The runner already is attracting stares.
He is wearing $20 Walmart sneakers. He has a four inch red mohawk, which sprouts from his head like the feathers of an odd bird.
On this cool St. Louis morning, the other athletes wonder what he is doing at the starting line of a grueling 26.2 mile run.
Runner number 1023 can explain his presence in two words. Earlier he has printed the black letters on a simple white sheet of paper. Before he begins the long run, he poses for a picture with the paper in his hand. It reads: SANDRA MITCHELL.
Just days ago George sent me an email: “I promise to hold your name every race until you are cured.”
“Geo” might attract stares anywhere. His eyebrows are dyed the same color as his cherry Kool Aid mohawk. He has a ring through his nose. The holes in both his ears are so big, I easily could slide a tube of lipstick through them. But when I look at the picture he has sent to me, I see something else. Determination. Compassion. Honesty.
Geo and I met on my recent visit to New Orleans. He was working at “The Hard Rock Cafe” in The French Quarter. We stopped in to buy a souvenir and left with a lesson in humanity. In the four minutes it took for my daughter to look at the t-shirt selection, Geo listened to the story of my diagnosis and prognosis. “I’m a marathon runner,” he said proudly. “I’ll run in your name.” We hugged and went on our way. I never expected to hear from Geo again. But a few days later the picture was in my e-mail box with this message: “You inspire me to find strength to run harder.”
New Orleans, St. Louis, Detroit, Savannah, he’s running a marathon a week. In his marathon bag, he always carries the paper with my name on it.
I struggle to understand why a stranger would do this for me. Cancer, I’ve learned, is a bigger cause that connects us all. He is simply one person reaching out to another. Geo also runs because right now, I can’t. The daily radiation treatments are beginning to take their toll. Some days the fatigue settles on my body like an unwelcome house guest. “Time for you to leave now I think, I want my old life back!”
I am only half way through my treatments, it is hard for me to see the finish line.
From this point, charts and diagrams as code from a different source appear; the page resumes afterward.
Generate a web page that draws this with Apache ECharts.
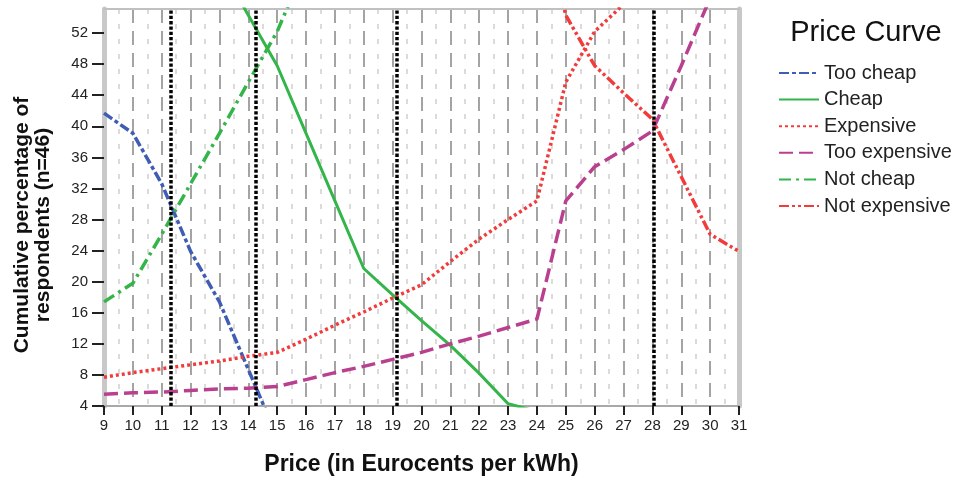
<!DOCTYPE html>
<html>
<head>
<meta charset="utf-8">
<script src="https://cdn.jsdelivr.net/npm/echarts@6/dist/echarts.min.js"></script>
<style>
html,body{margin:0;padding:0;background:#fff;}
#chart{width:953px;height:481px;}
</style>
</head>
<body>
<div id="chart"></div>
<script>
const prices = [9,10,11,12,13,14,15,16,17,18,19,20,21,22,23,24,25,26,27,28,29,30,31];
const yTicks = [4,8,12,16,20,24,28,32,36,40,44,48,52];
const seriesNames = ['Too cheap','Cheap','Expensive','Too expensive','Not cheap','Not expensive'];
const tooCheap     = [41.7,39.1,32.6,23.9,17.4,8.7,0,0,0,0,0,0,0,0,0,0,0,0,0,0,0,0,0];
const cheap        = [82.6,80.2,73.9,67.4,60.9,54.3,47.8,39.1,30.4,21.7,18.3,15.0,11.8,8.2,4.3,3.3,2.2,2.2,0,0,0,0,0];
const expensive    = [7.7,8.3,8.8,9.3,9.8,10.4,10.9,12.6,14.4,16.1,17.9,19.6,22.6,25.5,28.0,30.4,45.7,52.2,55.7,59.1,66.5,73.9,76.1];
const tooExpensive = [5.5,5.7,5.8,6.0,6.2,6.3,6.5,7.4,8.3,9.1,10.0,10.9,12.0,13.0,14.1,15.2,30.4,34.8,37.0,39.4,47.8,56.5,63.0];
const notCheap     = [17.4,19.8,26.1,32.6,39.1,45.7,52.2,60.9,69.6,78.3,81.7,85.0,88.2,91.8,95.7,96.7,97.8,97.8,100,100,100,100,100];
const notExpensive = [92.3,91.7,91.2,90.7,90.2,89.6,89.1,87.4,85.6,83.9,82.1,80.4,77.4,74.5,72.0,69.6,54.3,47.8,44.3,40.9,33.5,26.1,23.9];
const markPrices = [11.3, 14.27, 19.14, 28.05];

const FONT = 'Liberation Sans, Arial, sans-serif';
const values = [tooCheap, cheap, expensive, tooExpensive, notCheap, notExpensive];
const colors = ['#3f5db5','#33b54a','#f23c3c','#b9408f','#33b54a','#f23c3c'];
const dashes = [[10,3,4,3], 'solid', [3,3], [14,6], [12,5,3,5], [10,3,3,3,3,3]];
const widths = [3.5, 3, 3.5, 3.5, 3.5, 3.5];

const series = values.map((arr, i) => {
  const s = {
    name: seriesNames[i],
    type: 'line',
    symbol: 'none',
    legendIcon: 'none',
    clip: true,
    z: 3,
    color: colors[i],
    lineStyle: { color: colors[i], width: widths[i], type: dashes[i] },
    data: prices.map((p, j) => [p, arr[j]])
  };
  if (i === 0) {
    s.markLine = {
      silent: true,
      symbol: ['none','none'],
      label: { show: false },
      lineStyle: { color: '#000', width: 3.5, type: [3.3, 2] },
      data: markPrices.map(v => ({ xAxis: v }))
    };
  }
  return s;
});

const chart = echarts.init(document.getElementById('chart'));
chart.setOption({
  animation: false,
  backgroundColor: '#fff',
  textStyle: { fontFamily: FONT },
  grid: { left: 104, right: 214, top: 9, bottom: 74 },
  xAxis: [{
    type: 'value', min: 9, max: 31, interval: 1,
    name: 'Price (in Eurocents per kWh)',
    nameLocation: 'middle', nameGap: 47,
    nameTextStyle: { fontFamily: FONT, fontSize: 23, fontWeight: 'bold', color: '#111' },
    axisLine: { lineStyle: { color: '#a8a8a8', width: 2 } },
    axisTick: { length: 9, lineStyle: { color: '#222', width: 2 } },
    axisLabel: { fontFamily: FONT, fontSize: 15, color: '#222', margin: 12 },
    splitLine: { show: true, lineStyle: { color: '#a4a4a4', width: 2, type: [14, 8] } },
    minorTick: { show: false, splitNumber: 2 },
    minorSplitLine: { show: true, lineStyle: { color: '#d0d0d0', width: 1.5, type: [5, 10] } }
  }, {
    type: 'value', min: 9, max: 31, position: 'top',
    axisLine: { show: true, lineStyle: { color: '#c0c0c0', width: 2 } },
    axisTick: { show: false }, axisLabel: { show: false }, splitLine: { show: false }
  }],
  yAxis: [{
    type: 'value', min: 4, max: 55.1, interval: 4,
    axisLine: { show: true, lineStyle: { color: '#c8c8c8', width: 5 } },
    axisTick: { show: true, length: 12, customValues: yTicks, lineStyle: { color: '#222', width: 2 } },
    axisLabel: { fontFamily: FONT, fontSize: 15, color: '#222', margin: 16, customValues: yTicks },
    splitLine: { show: false }
  }, {
    type: 'value', min: 4, max: 55.1, position: 'right',
    axisLine: { show: true, lineStyle: { color: '#c8c8c8', width: 5 } },
    axisTick: { show: false }, axisLabel: { show: false }, splitLine: { show: false }
  }],
  legend: {
    data: seriesNames,
    orient: 'vertical',
    left: 778, top: 63, padding: 0,
    itemWidth: 40, itemHeight: 19, itemGap: 6.6, itemTextGap: 5,
    textStyle: { fontFamily: FONT, fontSize: 20, color: '#222', lineHeight: 19 },
    itemStyle: { opacity: 0 },
    lineStyle: { width: 2 }
  },
  graphic: [{
    type: 'text', x: 866, y: 33,
    style: { text: 'Price Curve', font: '29px ' + FONT, fill: '#111', align: 'center', verticalAlign: 'middle' }
  }, {
    type: 'text', x: 33, y: 225, rotation: Math.PI / 2,
    style: { text: 'Cumulative percentage of\nrespondents (n=46)', font: 'bold 21px ' + FONT, fill: '#111',
             align: 'center', verticalAlign: 'middle', lineHeight: 21 }
  }],
  series: series
});
</script>
</body>
</html>
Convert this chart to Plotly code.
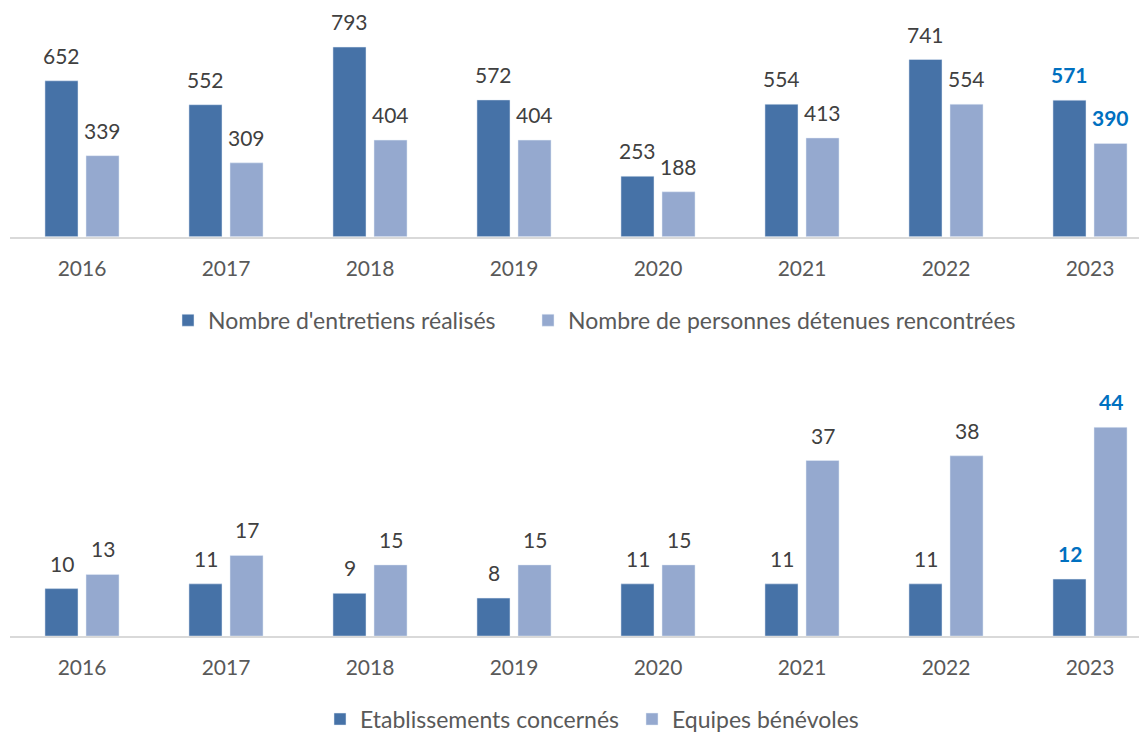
import plotly.graph_objects as go

years = ["2016", "2017", "2018", "2019", "2020", "2021", "2022", "2023"]
entretiens = [652, 552, 793, 572, 253, 554, 741, 571]
personnes = [339, 309, 404, 404, 188, 413, 554, 390]
etablissements = [10, 11, 9, 8, 11, 11, 11, 12]
equipes = [13, 17, 15, 15, 15, 37, 38, 44]

name_entretiens = "Nombre d'entretiens réalisés"
name_personnes = "Nombre de personnes détenues rencontrées"
name_etab = "Etablissements concernés"
name_equipes = "Equipes bénévoles"

DARK = "#4672A7"
LIGHT = "#95A9CF"
HIGHLIGHT = "#0070C0"
TXT = "#404040"
AXTXT = "#595959"
FONT = "Lato"
HL_YEAR = years[-1]

W, H = 1147, 733
OFF = 8  # page body margin
PLOT_W = W - (10 - OFF)
fig = go.Figure()

fig.add_trace(go.Bar(x=years, y=entretiens, name=name_entretiens, marker_color=DARK,
                     xaxis="x", yaxis="y", legend="legend"))
fig.add_trace(go.Bar(x=years, y=personnes, name=name_personnes, marker_color=LIGHT,
                     xaxis="x", yaxis="y", legend="legend2"))
fig.add_trace(go.Bar(x=years, y=etablissements, name=name_etab, marker_color=DARK,
                     xaxis="x2", yaxis="y2", legend="legend3"))
fig.add_trace(go.Bar(x=years, y=equipes, name=name_equipes, marker_color=LIGHT,
                     xaxis="x2", yaxis="y2", legend="legend4"))

annotations = []
SHIFT = 20.5
for series, xs, ax in [(entretiens, -SHIFT, ("x", "y")),
                       (personnes, SHIFT, ("x", "y")),
                       (etablissements, -SHIFT, ("x2", "y2")),
                       (equipes, SHIFT, ("x2", "y2"))]:
    for i, (yr, v) in enumerate(zip(years, series)):
        hl = yr == HL_YEAR
        annotations.append(dict(
            x=i, y=v, xref=ax[0], yref=ax[1],
            text=("<b>%d</b>" % v) if hl else str(v), showarrow=False,
            xshift=xs, yshift=11, yanchor="bottom", xanchor="center",
            font=dict(family=FONT, size=21, color=HIGHLIGHT if hl else TXT),
        ))

xr = [-0.5, PLOT_W / 144 - 0.5]
fh = H
TOP_BASE_PX = 238
BOT_BASE_PX = 639.5
top_base = 1 - (TOP_BASE_PX - OFF) / fh
bot_base = 1 - (BOT_BASE_PX - OFF) / fh
bot_top = 1 - (350 - OFF) / fh

common_x = dict(type="category", range=xr, showline=True, linecolor="#D9D9D9", linewidth=2,
                ticks="outside", ticklen=12, tickcolor="rgba(0,0,0,0)",
                tickfont=dict(family=FONT, size=21, color=AXTXT), showgrid=False,
                fixedrange=True)
common_y = dict(visible=False, showgrid=False, fixedrange=True)


def px2paper(px):
    return (px - 10) / PLOT_W


def leg(square_px, center_y_px):
    return dict(orientation="h", x=px2paper(square_px - 15), xanchor="left",
                y=1 - (center_y_px - OFF) / fh, yanchor="middle",
                font=dict(family=FONT, size=23, color=AXTXT), bgcolor="rgba(0,0,0,0)")


fig.update_layout(
    width=W, height=fh,
    margin=dict(l=10 - OFF, r=0, t=0, b=0),
    paper_bgcolor="white", plot_bgcolor="white",
    barmode="group", bargap=0.43, bargroupgap=0.195,
    xaxis=dict(domain=[0, 1], anchor="y", **common_x),
    yaxis=dict(domain=[top_base, 1], range=[0, (TOP_BASE_PX - OFF) / 0.2405], anchor="x", **common_y),
    xaxis2=dict(domain=[0, 1], anchor="y2", **common_x),
    yaxis2=dict(domain=[bot_base, bot_top], range=[0, (BOT_BASE_PX - 350) / 4.77], anchor="x2", **common_y),
    legend=leg(183, 322),
    legend2=leg(543, 322),
    legend3=leg(335, 723),
    legend4=leg(647, 723),
    annotations=annotations,
    showlegend=True,
)

fig.write_html("out.html", config={"displayModeBar": False})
But my support system now stretches across the United States, to a city that knows how to recover from devastation. Alone in the radiation tunnel, I imagine the sweet sounds of a New Orleans jazz trumpet, and Geo’s encouraging words: “When you have conquered this, we will do a marathon together.”
When I finally cross this finish line, I know my loved ones will be there to witness the accomplishment. In a crowd of thousands, I should be easy to find. I’ll be the one running hand in hand with the guy with the red mohawk.